Limiti e potenziale della revisione delle circoscrizioni giudiziarie
Italia Oggi dedica un approfondimento alla riforma della geografia giudiziaria, la cui prima proposta, risalente al decreto legislativo del 7 settembre 2012 (n. 155), rispondeva alle necessità imposte dalla grave crisi economica di quegli anni. Ad oggi, esponenti di tutte le coalizioni politiche stanno richiedendo una revisione del piano originario, che prevedeva la soppressione di 31 tribunali, 31 procure e 220 sezioni distaccate di tribunale, insieme alla soppressione di 667 uffici dei giudici di pace, con un risparmio di spesa previsto di circa 51 milioni di euro, ma che si è concretizzato in un calo dei costi prossimo allo zero.
Riorganizzazione degli uffici e diritto di accesso alla giustizia
A distanza di 10 anni, è ormai riconosciuto il mancato raggiungimento dell’obiettivo di facilitare l’accesso alla giustizia, dato che la riduzione delle sezioni distaccate non è stato seguito da un’adeguata riorganizzazione dei compiti, il che ha portato a un appesantimento del carico per i Tribunali “maggiori”, già eccessivamente impegnati. In questo contesto, è evidente la necessità di raggiungere un equilibrio tra la giustizia di prossimità e la riduzione della spesa pubblica per raggiungere l’efficienza del sistema giudiziario. Per farlo è importante ricordare come la digitalizzazione dei processi abbia il potere di compensare la distanza geografica fra gli uffici, che altrimenti compromettere l’egualitario accesso ai procedimenti da parte dei cittadini, imposto dalle norme costituzionali e da quelle europee, che incentivano una giustizia di prossimità.
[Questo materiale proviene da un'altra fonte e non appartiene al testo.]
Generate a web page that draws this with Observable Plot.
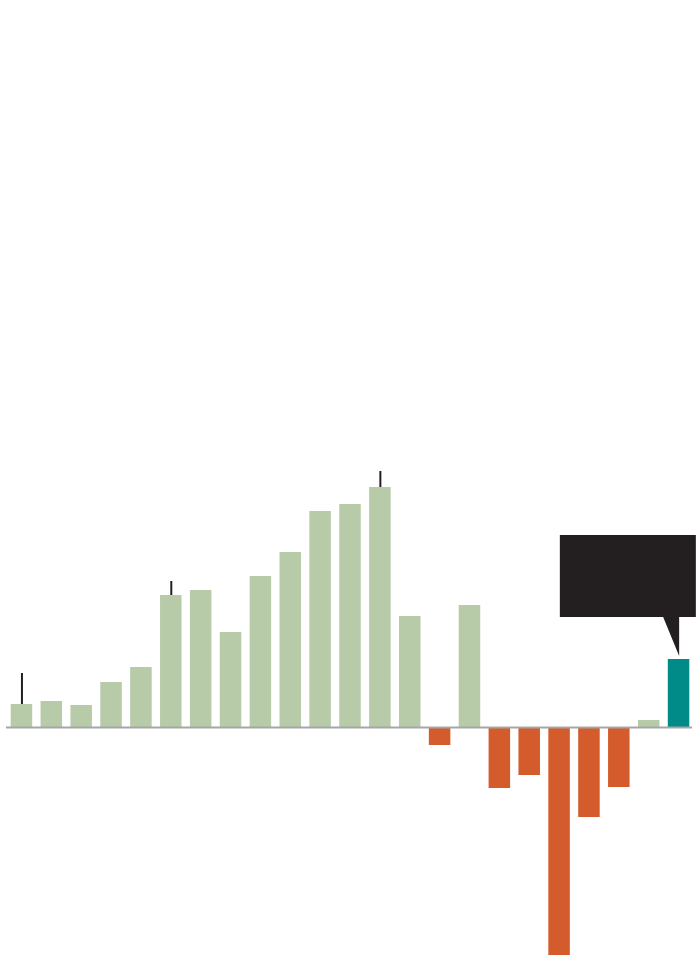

Vanno inoltre considerati gli effetti positivi dell’accentramento degli uffici, fra i quali vi sono la riduzione dell’eventualità di rapporti di conoscenza fra le parti, la possibilità di costituire sezioni specializzate dei Tribunali, difficilmente compatibile con sedi di piccole dimensioni, e l’efficienza e la prevedibilità delle decisioni. Tuttavia, ciò non si traduce in una giustizia più rapida, spesso ostacolata dall’eccessiva burocratizzazione, dalla mancanza di uniformità delle prassi operative e degli orientamenti interpretativi e dai numerosi rinvii processuali non necessari. L’accentramento dei ruoli presso le sedi centrali è un passaggio importante, ma deve essere accompagnato dall’adozione di strumenti deflazionistici dei tempi procedimentali e dal rispetto dei termini per la calendarizzazione del procedimento e per l’emissione dei dati dei provvedimenti da parte del giudicante, la cui violazione non è attualmente sanzionata.
Il partner Andersen Andrea Frangipane, esperto in assistenza legale e giudiziaria relativa a procedimenti in materia civile, commenta l’importanza di un cambiamento culturale, che porti cittadini e professionisti a preferire ogni forma di risoluzione alternativa delle controversie, considerando il processo solamente come rimedio estremo. Ciò permetterebbe di risolvere le liti in modi più rapidi ed efficienti, essendo frutto di accurati approfondimenti dei magistrati. “Così, peraltro, si ridurrebbero pure i tempi del processo d’appello, che, in prospettiva, potrebbe essere abrogato (mantenendo naturalmente il solo giudizio di legittimità), con un eventuale ritorno alla collegialità e, dunque, un ulteriore miglioramento della qualità delle decisioni, nel processo di primo grado”, ha dichiarato l’avvocato. “Nessuna riforma potrà essere pienamente efficace se non ci faremo parte diligente nell’evitare processi spesso fondati su mere questione di principio. Un buon accordo transattivo non è una sconfitta ma un segno di grande civiltà.”